Preferimos ser sordos y mudos, vivir desvinculados de nuestra implicación vital en la sociedad, de nuestra capacidad crítica, porque no queremos oír, no queremos tomar partido ante lo que oímos, y preferimos no decir nada antes que tener decir algo que nos posicione y nos comprometa. Ser sordos y mudos es hoy, en muchos casos, una opción temerosa, cobarde, cómoda… la de callar ante la injusticia que nos haría clamar, la de ignorar el sufrimiento porque si lo escucháramos no podríamos pasar de largo.

También de esta sordera, de esta mudez, necesitamos ser curados. Necesitamos que el Señor nos devuelva la audacia apostólica y profética con que hemos de vivir los bautizados para hacer vida la Buena Noticia en medio de un mundo que ha elevado la mentira a categoría política y social, y el individualismo insolidario a norma de madurez humana.

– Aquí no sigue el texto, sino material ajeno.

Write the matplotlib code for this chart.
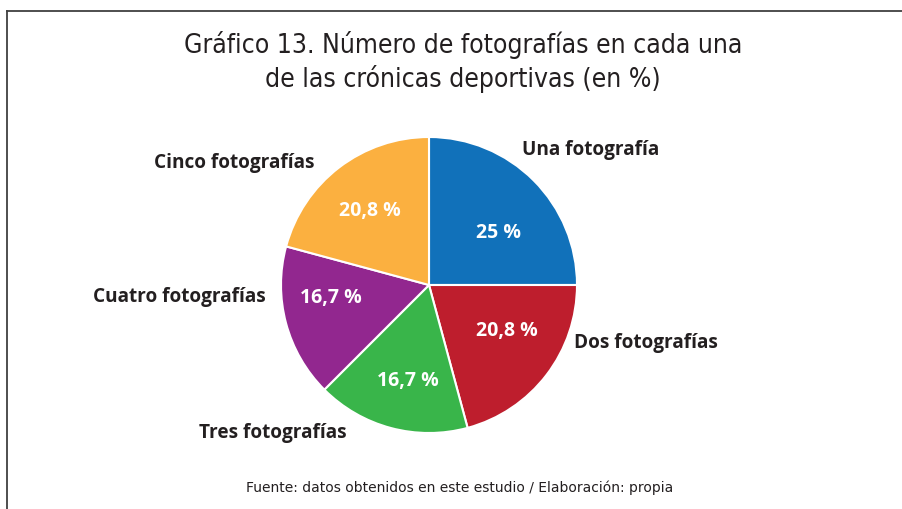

La mística cristiana no se sostiene en el silencio cómplice, sino en la escucha compasiva del dolor humano, en la escucha del clamor de los pobres, y en la palabra evangélica de compasión y justicia que, por vivir con los oídos atentos, reclama de mí la escucha del otro.

Escuchar es un don, es una virtud, que permite poner oído y prestar atención y cuidado a la vida del otro para reconocer a Cristo en él. Sin escucha no hay encuentro, no hay diálogo, no hay acogida ni fraternidad. Sólo los humildes pueden escuchar.
El sordomudo es la imagen de los discípulos incapaces de acoger y entender la Buena Noticia, incapaces por ello de convertirse. Ha de ser Jesús quien les abra los oídos y les suelte la lengua.

El sordomudo es la imagen de muchos que se dicen creyentes hoy; de muchos que solo se escuchan a sí mismos, pero se niegan a escuchar a los otros, al equipo, a la comunidad, a la iglesia. Se niegan a abrirse a la Palabra de Dios, a comunicarse con Dios y con las demás personas con quienes convivimos cada día.

Nuestra sociedad se ha incapacitado para el encuentro y el diálogo en muchos ámbitos, porque se ha incapacitado para amar, para acoger el dolor y el sufrimiento ajeno y detener nuestro camino compasivamente junto a las víctimas. Negamos la existencia de las víctimas o las culpabilizamos de su propio sufrimiento para justificar nuestra sordera, nuestra mudez, nuestro pasar de largo, nuestra falta de compromiso por la justicia, nuestra inmisericordia.

Y, sin embargo, escuchamos otras voces, por estridentes que sean, y proclamamos otras palabras altisonantes, pero carentes de humanidad. La xenofobia, el racismo, la intolerancia ante el diferente, el discurso de odio, la justificación de estas actitudes y conductas, la instalación en la mentira a sabiendas, el desprecio de los pobres, de las víctimas de toda clase y condición de este sistema, nuestro cómplice silencio con estas actitudes, cuando no nuestra justificación, nos sitúan fuera del proyecto de fraternidad de Dios.

No es una opción para los cristianos vivir sordos e incomunicados, porque nuestra esencia es el encuentro y el diálogo, la comunicación trinitaria amorosa, a imagen del Dios Comunión. Solo desde la construcción del encuentro por amor, avanzamos hacia el Reino.

Mi proyecto de vida es un proyecto de comunión con los empobrecidos. Por eso es un proyecto que reclama la escucha y la palabra comunicadora de vida y esperanza. ¿Qué pasos dar para crecer en esa dirección?